Investing personal capital in very early-stage companies, typically before institutional Venture Capital.

Definition

Angel investing is the practice of individuals, usually former operators or successful entrepreneurs, putting their own money into very early-stage companies. Checks are typically 10,000 to 250,000 EUR, rounds are pre-seed or seed, and the investor often adds operational guidance alongside the capital.

Angels differ from Venture Capital firms in three ways: they invest their own money not a fund's, they make decisions individually not by committee, and they usually do not sit on boards formally.

Why it matters

The angel layer is where most ecosystems either compound or stall. Without active angels, new founders have no local capital source for the first round, which is usually too small for institutional VCs. Belgium has historically under-indexed on angel activity relative to its entrepreneurial output, though the pattern is improving as former operators from breakouts like Collibra and Odoo cycle capital back into earlier companies.

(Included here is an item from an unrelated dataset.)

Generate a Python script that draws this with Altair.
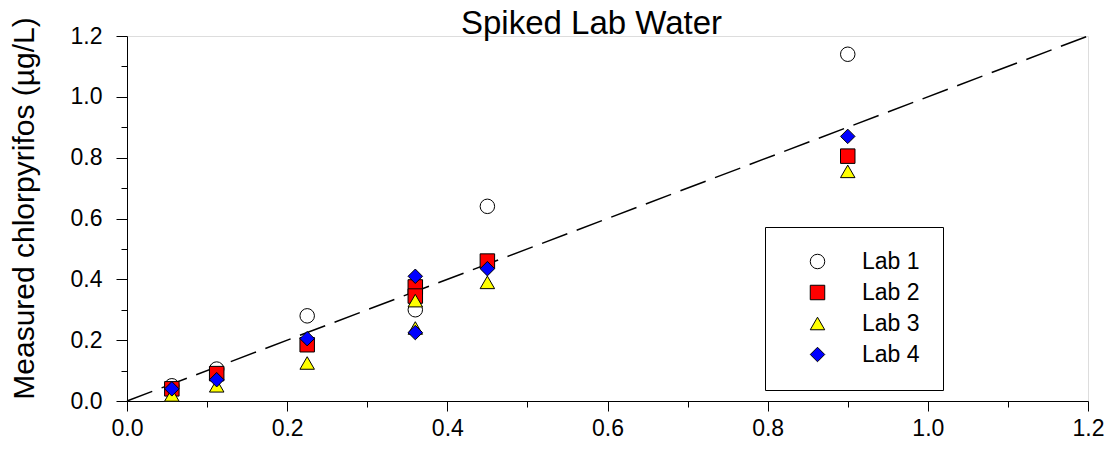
import altair as alt
import pandas as pd

# ---- data ----
labs = ["Lab 1", "Lab 2", "Lab 3", "Lab 4"]
lab1_x = [0.056, 0.112, 0.225, 0.36, 0.45, 0.9]
lab1_y = [0.05, 0.105, 0.28, 0.30, 0.64, 1.14]
lab2_x = [0.056, 0.112, 0.225, 0.36, 0.36, 0.45, 0.9]
lab2_y = [0.04, 0.09, 0.185, 0.375, 0.345, 0.46, 0.805]
lab3_x = [0.056, 0.112, 0.225, 0.36, 0.36, 0.45, 0.9]
lab3_y = [0.02, 0.05, 0.125, 0.33, 0.24, 0.39, 0.755]
lab4_x = [0.056, 0.112, 0.225, 0.36, 0.36, 0.45, 0.9]
lab4_y = [0.04, 0.07, 0.205, 0.41, 0.225, 0.435, 0.87]
line_x = [0.0, 1.2]          # 1:1 reference line
major_ticks = [0.0, 0.2, 0.4, 0.6, 0.8, 1.0, 1.2]
minor_ticks = [0.1, 0.3, 0.5, 0.7, 0.9, 1.1]

rows = []
for name, xs, ys in zip(labs, [lab1_x, lab2_x, lab3_x, lab4_x], [lab1_y, lab2_y, lab3_y, lab4_y]):
    for a, b in zip(xs, ys):
        rows.append({"lab": name, "spiked": a, "measured": b})
pts = pd.DataFrame(rows)
line_df = pd.DataFrame({"spiked": line_x, "measured": line_x})

FONT = "Liberation Sans"
dom = [0, 1.2]

x_major = alt.Axis(orient="bottom", values=major_ticks, format=".1f", title=None,
                   tickSize=10, labelPadding=6, labelFontSize=23, labelFont=FONT,
                   labelColor="black", domainColor="black", tickColor="black",
                   grid=False, labelFlush=False)
y_major = alt.Axis(orient="left", values=major_ticks, format=".1f",
                   title="Measured chlorpyrifos (µg/L)", titleFontSize=30, titleFont=FONT,
                   titleFontWeight="normal", titleColor="black", titleX=-94, titleY=172,
                   titleBaseline="alphabetic", titleAngle=270,
                   tickSize=11, labelPadding=14, labelFontSize=23, labelFont=FONT,
                   labelColor="black", domainColor="black", tickColor="black",
                   grid=False, labelFlush=False)
x_minor = alt.Axis(orient="bottom", values=minor_ticks, title=None, labels=False,
                   domain=False, tickSize=6, tickColor="black", grid=False)
y_minor = alt.Axis(orient="left", values=minor_ticks, title=None, labels=False,
                   domain=False, tickSize=6, tickColor="black", grid=False)

line = alt.Chart(line_df).mark_line(color="black", strokeWidth=1.5, strokeDash=[27, 10]).encode(
    x=alt.X("spiked:Q", scale=alt.Scale(domain=dom, nice=False, zero=False), axis=x_major),
    y=alt.Y("measured:Q", scale=alt.Scale(domain=dom, nice=False, zero=False), axis=y_major),
)

legend_props = dict(title=None, orient="none", legendX=638, legendY=191)

points = alt.Chart(pts).mark_point(filled=True, stroke="black", strokeWidth=1, opacity=1).encode(
    x=alt.X("spiked:Q", scale=alt.Scale(domain=dom, nice=False, zero=False), axis=x_minor),
    y=alt.Y("measured:Q", scale=alt.Scale(domain=dom, nice=False, zero=False), axis=y_minor),
    fill=alt.Fill("lab:N", scale=alt.Scale(domain=labs, range=["white", "red", "yellow", "blue"]),
                  legend=alt.Legend(**legend_props,
                                    strokeColor="black", fillColor="white", padding=23,
                                    symbolOffset=18, labelOffset=33, rowPadding=7,
                                    labelFontSize=23, labelFont=FONT, labelColor="black",
                                    symbolStrokeColor="black", symbolStrokeWidth=1)),
    shape=alt.Shape("lab:N", scale=alt.Scale(domain=labs, range=["circle", "square", "triangle-up", "diamond"]),
                    legend=alt.Legend(**legend_props)),
    size=alt.Size("lab:N", scale=alt.Scale(domain=labs, range=[210, 210, 240, 420]),
                  legend=alt.Legend(**legend_props)),
    order=alt.Order("lab:N"),
)

chart = alt.layer(line, points).resolve_scale(x="independent", y="independent").properties(
    width=961, height=365,
    title=alt.TitleParams("Spiked Lab Water", fontSize=33, font=FONT, fontWeight="normal",
                          color="black", dx=-16, dy=22, offset=-2),
    autosize=alt.AutoSizeParams(type="none"),
    padding={"left": 119, "top": 28, "right": 17, "bottom": 40},
).configure_view(stroke=None).configure(background="white")

chart.save("out.html", embed_options={"renderer": "svg", "actions": False})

Several people in this wiki combine angel investing with Entrepreneurship, reflecting the pattern of active founders reinvesting alongside building their next company.

Mechanism

Angel cheques are often the first outside money a company takes. The structure is usually a SAFE or a convertible note, with conversion into the next priced round. Active angels tend to concentrate their portfolio in sectors they know from operating experience.